One of the interesting things about rules changes is that many people, including rules experts, discover “problems” or “features” in the new rules, implying that these problems or features are new. In some cases, these problems or features were actually in the old rules, and the experts apparently never noticed. A good example of that is the issue, lately raised, of anticipation in rule 18.2.
To understand the issue, we need to take a look at the new rule 18, Mark-Room. The part of this rule that has raised the question of anticipation is in section 18.2(b), which says:
(b) If boats are overlapped when the first of them reaches the zone, the outside boat at that moment shall thereafter give the inside boat mark-room. If a boat is clear ahead when she reaches the zone, the boat clear astern at that moment shall thereafter give her mark-room.
As I pointed out in an earlier blog, this rule has the same overall effect as rules 18.2(b) and (c) of the 2005-2008 RRS. The only major differences in application are that the new zone is bigger (3 hull lengths from the mark instead of 2), and now rule 18 only applies at and inside the zone, whereas the old rule applied “when boats are about to round or pass” the mark. This second change is not as big as it might seem; a now-defunct ISAF Case attempted to define “about to round” without actually doing so, but that Case implied that, in moderate conditions with most boats, a boat was first “about to round” when she was at the two-length zone.
There’s one exception to rule 18.2(b), and it’s contained in rule 18.2(e), which says:
(e) If a boat obtained an inside overlap from clear astern and, from the time the overlap began, the outside boat has been unable to give mark-room, she is not required to give it.

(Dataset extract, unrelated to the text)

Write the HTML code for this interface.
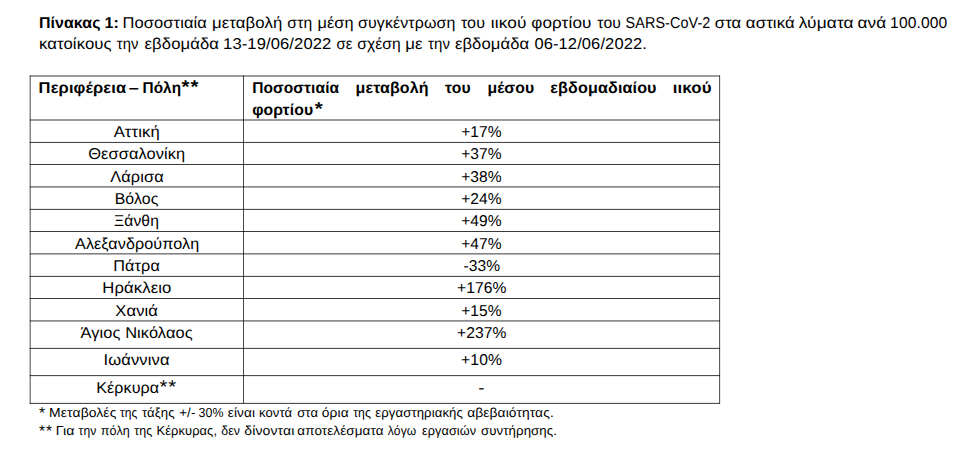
<!DOCTYPE html>
<html lang="el"><head><meta charset="utf-8"><title>Πίνακας 1</title>
<style>
html,body{margin:0;padding:0;background:#fff}
body{width:960px;height:451px;position:relative;overflow:hidden;font-family:"Liberation Sans",sans-serif;color:#000;text-rendering:geometricPrecision}
p{margin:0}
table{border-collapse:collapse;border-spacing:0;border:0}
th,td{padding:0;border:0;font-weight:normal}
.rules{position:absolute;left:0;top:0}
/* one absolutely placed element per text line; words are inline-blocks whose sub-pixel offset and width fit live in the transform */
.ln{display:block;position:absolute;left:0;white-space:nowrap;font-size:0;line-height:20px;height:20px}
.w{display:inline-block;width:1px;vertical-align:baseline;white-space:nowrap;font-size:15.75px;line-height:20px;font-weight:normal;transform-origin:0 0}
.f .w{font-size:13px}
.w.b{font-weight:bold}
</style></head><body>
<svg class="rules" width="960" height="451" viewBox="0 0 960 451" fill="#000" aria-hidden="true"><rect x="29.76" y="75.61" width="690.33" height="0.78"/><rect x="29.76" y="119.61" width="690.33" height="0.78"/><rect x="29.76" y="141.94" width="690.33" height="0.78"/><rect x="29.76" y="164.21" width="690.33" height="0.78"/><rect x="29.76" y="186.56" width="690.33" height="0.78"/><rect x="29.76" y="208.91" width="690.33" height="0.78"/><rect x="29.76" y="231.21" width="690.33" height="0.78"/><rect x="29.76" y="253.51" width="690.33" height="0.78"/><rect x="29.76" y="275.91" width="690.33" height="0.78"/><rect x="29.76" y="298.21" width="690.33" height="0.78"/><rect x="29.76" y="320.56" width="690.33" height="0.78"/><rect x="29.76" y="347.91" width="690.33" height="0.78"/><rect x="29.76" y="375.31" width="690.33" height="0.78"/><rect x="29.76" y="402.91" width="690.33" height="0.78"/><rect x="29.76" y="75.61" width="0.72" height="328.08"/><rect x="243.0" y="75.61" width="0.72" height="328.08"/><rect x="719.37" y="75.61" width="0.72" height="328.08"/></svg>
<p class="cap">
<span class="ln" style="top:14px"><span class="w b" style="margin-left:38px;letter-spacing:0.1px;transform:translateX(0.88px) scaleX(1.0104)">Πίνακας</span> <span class="w b" style="margin-left:65px;letter-spacing:0.1px;transform:translateX(0.55px) scaleX(1.0219)">1:</span> <span class="w" style="margin-left:17px;letter-spacing:0.1px;transform:translateX(0.5px) scaleX(1.046)">Ποσοστιαία</span> <span class="w" style="margin-left:88px;letter-spacing:0.1px;transform:translateX(0.97px) scaleX(1.0634)">μεταβολή</span> <span class="w" style="margin-left:75px;letter-spacing:0.1px;transform:translateX(0.37px) scaleX(0.9942)">στη</span> <span class="w" style="margin-left:29px;letter-spacing:0.1px;transform:translateX(0.48px) scaleX(1.0353)">μέση</span> <span class="w" style="margin-left:40px;letter-spacing:0.1px;transform:translateX(0.08px) scaleX(1.0137)">συγκέντρωση</span> <span class="w" style="margin-left:101px;letter-spacing:0.1px;transform:translateX(0.88px) scaleX(1.0228)">του</span> <span class="w" style="margin-left:29px;letter-spacing:0.1px;transform:translateX(0.73px) scaleX(1.0971)">ιικού</span> <span class="w" style="margin-left:40px;letter-spacing:0.1px;transform:translateX(0.23px) scaleX(1.0849)">φορτίου</span> <span class="w" style="margin-left:65px;letter-spacing:0.1px;transform:translateX(0.33px) scaleX(0.9983)">του</span> <span class="w" style="margin-left:27px;letter-spacing:0.1px;transform:translateX(0.62px) scaleX(0.9118)">SARS-CoV-2</span> <span class="w" style="margin-left:88px;letter-spacing:0.1px;transform:translateX(0.81px) scaleX(1.0519)">στα</span> <span class="w" style="margin-left:30px;letter-spacing:0.1px;transform:translateX(0.87px) scaleX(1.0648)">αστικά</span> <span class="w" style="margin-left:52px;letter-spacing:0.1px;transform:translateX(0.73px) scaleX(1.0998)">λύματα</span> <span class="w" style="margin-left:58px;letter-spacing:0.1px;transform:translateX(0.53px) scaleX(1.0907)">ανά</span> <span class="w" style="margin-left:32px;letter-spacing:0.1px;transform:translateX(0.12px) scaleX(0.9923)">100.000</span></span>
<span class="ln" style="top:35px"><span class="w" style="margin-left:38px;letter-spacing:0.1px;transform:translateX(0.88px) scaleX(1.0628)">κατοίκους</span> <span class="w" style="margin-left:77px;letter-spacing:0.1px;transform:translateX(0.77px) scaleX(0.94)">την</span> <span class="w" style="margin-left:27px;letter-spacing:0.1px;transform:translateX(0.53px) scaleX(1.0586)">εβδομάδα</span> <span class="w" style="margin-left:78px;letter-spacing:0.1px;transform:translateX(0.05px) scaleX(1.0528)">13-19/06/2022</span> <span class="w" style="margin-left:112px;letter-spacing:0.1px;transform:translateX(0.4px) scaleX(0.9403)">σε</span> <span class="w" style="margin-left:20px;letter-spacing:0.1px;transform:translateX(0.13px) scaleX(0.9928)">σχέση</span> <span class="w" style="margin-left:47px;letter-spacing:0.1px;transform:translateX(0.18px) scaleX(1.069)">με</span> <span class="w" style="margin-left:21px;letter-spacing:0.1px;transform:translateX(0.99px) scaleX(0.9518)">την</span> <span class="w" style="margin-left:26px;letter-spacing:0.1px;transform:translateX(0.9px) scaleX(1.0566)">εβδομάδα</span> <span class="w" style="margin-left:79px;letter-spacing:0.1px;transform:translateX(0.4px) scaleX(1.048)">06-12/06/2022.</span></span>
</p>
<table>
<thead><tr><th><span class="ln" style="top:79px"><span class="w b" style="margin-left:38px;letter-spacing:0.1px;transform:translateX(0.62px) scaleX(1.0472)">Περιφέρεια</span> <span class="w b" style="margin-left:89px;transform:translateX(0.87px) scaleX(1.1397)">–</span> <span class="w b" style="margin-left:13px;letter-spacing:0.1px;transform:translateX(0.47px) scaleX(0.9723)">Πόλη</span><span class="w b" style="margin-left:38px;font-size:18.7px;line-height:0;letter-spacing:1.029px;transform:translateX(0.55px) scaleX(1.09)">**</span></span></th><th>
<span class="ln" style="top:79px"><span class="w b" style="margin-left:252px;letter-spacing:0.1px;transform:translateX(0.16px) scaleX(0.9857)">Ποσοστιαία</span> <span class="w b" style="margin-left:102px;letter-spacing:0.1px;transform:translateX(0.59px) scaleX(1.0175)">μεταβολή</span> <span class="w b" style="margin-left:89px;letter-spacing:0.1px;transform:translateX(0.09px) scaleX(0.996)">του</span> <span class="w b" style="margin-left:41px;letter-spacing:0.1px;transform:translateX(0.4px) scaleX(1.0015)">μέσου</span> <span class="w b" style="margin-left:62px;letter-spacing:0.1px;transform:translateX(0.35px) scaleX(1.0263)">εβδομαδιαίου</span> <span class="w b" style="margin-left:121px;letter-spacing:0.1px;transform:translateX(0.75px) scaleX(1.0725)">ιικού</span></span>
<span class="ln" style="top:101px"><span class="w b" style="margin-left:252px;letter-spacing:0.1px;transform:translateX(0.15px) scaleX(0.9988)">φορτίου</span><span class="w b" style="margin-left:61px;font-size:18.7px;line-height:0;transform:translateX(0.85px) scaleX(1.09)">*</span></span>
</th></tr></thead>
<tbody>
<tr><td><span class="ln" style="top:123px"><span class="w" style="margin-left:113px;letter-spacing:0.1px;transform:translateX(0.63px) scaleX(1.0555)">Αττική</span></span></td><td><span class="ln" style="top:123px"><span class="w" style="margin-left:461px;letter-spacing:0.1px;transform:translateX(0.18px) scaleX(0.9857)">+17%</span></span></td></tr>
<tr><td><span class="ln" style="top:145px"><span class="w" style="margin-left:88px;letter-spacing:0.1px;transform:translateX(0.27px) scaleX(1.0401)">Θεσσαλονίκη</span></span></td><td><span class="ln" style="top:145px"><span class="w" style="margin-left:461px;letter-spacing:0.1px;transform:translateX(0.18px) scaleX(0.9857)">+37%</span></span></td></tr>
<tr><td><span class="ln" style="top:168px"><span class="w" style="margin-left:110px;letter-spacing:0.1px;transform:translateX(0.31px) scaleX(1.0367)">Λάρισα</span></span></td><td><span class="ln" style="top:168px"><span class="w" style="margin-left:461px;letter-spacing:0.1px;transform:translateX(0.18px) scaleX(0.9857)">+38%</span></span></td></tr>
<tr><td><span class="ln" style="top:190px"><span class="w" style="margin-left:114px;letter-spacing:0.1px;transform:translateX(0.68px) scaleX(1.0057)">Βόλος</span></span></td><td><span class="ln" style="top:190px"><span class="w" style="margin-left:461px;letter-spacing:0.1px;transform:translateX(0.18px) scaleX(0.9857)">+24%</span></span></td></tr>
<tr><td><span class="ln" style="top:212px"><span class="w" style="margin-left:114px;letter-spacing:0.1px;transform:translateX(0.03px) scaleX(0.9937)">Ξάνθη</span></span></td><td><span class="ln" style="top:212px"><span class="w" style="margin-left:461px;letter-spacing:0.1px;transform:translateX(0.18px) scaleX(0.9857)">+49%</span></span></td></tr>
<tr><td><span class="ln" style="top:235px"><span class="w" style="margin-left:75px;letter-spacing:0.1px;transform:translateX(0.03px) scaleX(1.025)">Αλεξανδρούπολη</span></span></td><td><span class="ln" style="top:235px"><span class="w" style="margin-left:461px;letter-spacing:0.1px;transform:translateX(0.18px) scaleX(0.9857)">+47%</span></span></td></tr>
<tr><td><span class="ln" style="top:257px"><span class="w" style="margin-left:113px;letter-spacing:0.1px;transform:translateX(0.27px) scaleX(1.0295)">Πάτρα</span></span></td><td><span class="ln" style="top:257px"><span class="w" style="margin-left:463px;letter-spacing:0.1px;transform:translateX(0.49px) scaleX(0.9871)">-33%</span></span></td></tr>
<tr><td><span class="ln" style="top:279px"><span class="w" style="margin-left:102px;letter-spacing:0.1px;transform:translateX(0.35px) scaleX(1.0576)">Ηράκλειο</span></span></td><td><span class="ln" style="top:279px"><span class="w" style="margin-left:456px;letter-spacing:0.1px;transform:translateX(0.94px) scaleX(0.9913)">+176%</span></span></td></tr>
<tr><td><span class="ln" style="top:302px"><span class="w" style="margin-left:115px;letter-spacing:0.1px;transform:translateX(0.35px) scaleX(1.0496)">Χανιά</span></span></td><td><span class="ln" style="top:302px"><span class="w" style="margin-left:461px;letter-spacing:0.1px;transform:translateX(0.18px) scaleX(0.9857)">+15%</span></span></td></tr>
<tr><td><span class="ln" style="top:324px"><span class="w" style="margin-left:80px;letter-spacing:0.1px;transform:translateX(0.52px) scaleX(1.04)">Άγιος Νικόλαος</span></span></td><td><span class="ln" style="top:324px"><span class="w" style="margin-left:457px;letter-spacing:0.1px;transform:translateX(0.03px) scaleX(0.9911)">+237%</span></span></td></tr>
<tr><td><span class="ln" style="top:351px"><span class="w" style="margin-left:103px;letter-spacing:0.1px;transform:translateX(0.52px) scaleX(1.0518)">Ιωάννινα</span></span></td><td><span class="ln" style="top:351px"><span class="w" style="margin-left:461px;letter-spacing:0.1px;transform:translateX(0.07px) scaleX(0.9946)">+10%</span></span></td></tr>
<tr><td><span class="ln" style="top:379px"><span class="w" style="margin-left:96px;letter-spacing:0.1px;transform:translateX(0.28px) scaleX(1.0191)">Κέρκυρα</span><span class="w" style="margin-left:62px;font-size:18.5px;line-height:0;letter-spacing:0.741px;transform:translateX(0.62px) scaleX(1.1)">**</span></span></td><td><span class="ln" style="top:379px"><span class="w" style="margin-left:478px;transform:translateX(0.23px) scaleX(1.1999)">-</span></span></td></tr>
</tbody>
</table>
<p class="fn"><span class="ln f" style="top:403px"><span class="w" style="margin-left:38px;font-size:15.5px;line-height:0;transform:translate(0.98px,1px) scaleX(1)">*</span> <span class="w" style="margin-left:10px;letter-spacing:0.1px;transform:translateX(0.11px) scaleX(1.0687)">Μεταβολές</span> <span class="w" style="margin-left:69px;letter-spacing:0.1px;transform:translateX(0.94px) scaleX(0.9207)">της</span> <span class="w" style="margin-left:21px;letter-spacing:0.1px;transform:translateX(0.99px) scaleX(1.0095)">τάξης</span> <span class="w" style="margin-left:37px;letter-spacing:0.1px;transform:translateX(0.25px) scaleX(1.0198)">+/-</span> <span class="w" style="margin-left:18px;letter-spacing:0.1px;transform:translateX(0.54px) scaleX(0.9488)">30%</span> <span class="w" style="margin-left:28px;letter-spacing:0.1px;transform:translateX(0.79px) scaleX(1.0467)">είναι</span> <span class="w" style="margin-left:30px;letter-spacing:0.1px;transform:translateX(0.99px) scaleX(1.0067)">κοντά</span> <span class="w" style="margin-left:38px;letter-spacing:0.1px;transform:translateX(0.18px) scaleX(1.0049)">στα</span> <span class="w" style="margin-left:23px;letter-spacing:0.1px;transform:translateX(0.86px) scaleX(1.0579)">όρια</span> <span class="w" style="margin-left:31px;letter-spacing:0.1px;transform:translateX(0.16px) scaleX(0.9429)">της</span> <span class="w" style="margin-left:21px;letter-spacing:0.1px;transform:translateX(0.27px) scaleX(1.0113)">εργαστηριακής</span> <span class="w" style="margin-left:91px;letter-spacing:0.1px;transform:translateX(0.13px) scaleX(1.0614)">αβεβαιότητας.</span></span></p>
<p class="fn"><span class="ln f" style="top:421px"><span class="w" style="margin-left:38px;font-size:15.5px;line-height:0;letter-spacing:1.058px;transform:translate(0.98px,1px) scaleX(1)">**</span> <span class="w" style="margin-left:16px;letter-spacing:0.1px;transform:translateX(0.73px) scaleX(1.0884)">Για</span> <span class="w" style="margin-left:22px;letter-spacing:0.1px;transform:translateX(0.55px) scaleX(0.9298)">την</span> <span class="w" style="margin-left:21px;letter-spacing:0.1px;transform:translateX(0.81px) scaleX(0.9667)">πόλη</span> <span class="w" style="margin-left:33px;letter-spacing:0.1px;transform:translateX(0.13px) scaleX(0.9554)">της</span> <span class="w" style="margin-left:21px;letter-spacing:0.1px;transform:translateX(0.5px) scaleX(0.9909)">Κέρκυρας,</span> <span class="w" style="margin-left:64px;letter-spacing:0.1px;transform:translateX(0.29px) scaleX(0.9475)">δεν</span> <span class="w" style="margin-left:22px;letter-spacing:0.1px;transform:translateX(0.33px) scaleX(1.0756)">δίνονται</span> <span class="w" style="margin-left:52px;letter-spacing:0.1px;transform:translateX(0.34px) scaleX(1.0361)">αποτελέσματα</span> <span class="w" style="margin-left:89px;letter-spacing:0.1px;transform:translateX(0.87px) scaleX(0.9302)">λόγω</span> <span class="w" style="margin-left:33px;letter-spacing:0.1px;transform:translateX(0.96px) scaleX(0.9757)">εργασιών</span> <span class="w" style="margin-left:59px;letter-spacing:0.1px;transform:translateX(0.01px) scaleX(1.0153)">συντήρησης.</span></span></p>
</body></html>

My understanding of this rule is that if boats are already overlapped inside you, or if you are sailing into an outside overlap from clear astern, you will have to give the inside boat mark-room when you reach the zone. On the other hand, if, at the last moment, a boat comes from behind and establishes an inside overlap and you simply cannot give her mark-room, then you don’t break rule 18.2(b) when you fail to do so.
So, where does anticipation come in? Well, if you’re headed for a leeward mark with four boats overlapped inside you, you can’t simply head for the mark and then, at the zone, say “sorry, boys and girls, but I can’t give you room.” Rule 18.2(b) requires you to give those boats mark-room when you (or they) reach the zone, and if you fail to do so, you have to do your turns or face disqualification. The rules do not require you to give mark-room outside the zone, but if you have boats inside you, you have to anticipate before you get to the zone that rule 18.2(b) will eventually apply to you, and start moving over so you will be able to give room at the zone, in order to comply with rule 18.2(b). This is a lot like having to give mark-room outside the zone, though technically it’s not the same.
The interesting thing, to me at least, is that this situation was equally true (actually, more often true because of the smaller zone) under the 2005-2008 RRS: Boats were required to give room to boats inside them when they became “about to round”, which according to the ISAF Case generally meant when they reached the zone, and the only exemption was almost the same in the old rules as in the new ones – old rule 18.2(e) said, in part, “If the outside boat is unable to give room when an overlap begins, rules 18.2(a) and 18.2(b) do not apply.” This exemption was broader than current rule 18.2(e) in that it applied no matter how the overlap was established; but it clearly did not exempt boats from anticipating the need to give room to boats inside them when they were well outside the zone, if that’s what it took to enable them to give room when they were “about to round”, i.e., later on.
So, just as a port-tack boat has to anticipate the need to tack or duck a starboard-tack boat well before they meet, an outside boat has to anticipate the need to give mark-room to boats inside her well before she gets to the zone. And I think that was true under the old rules, too.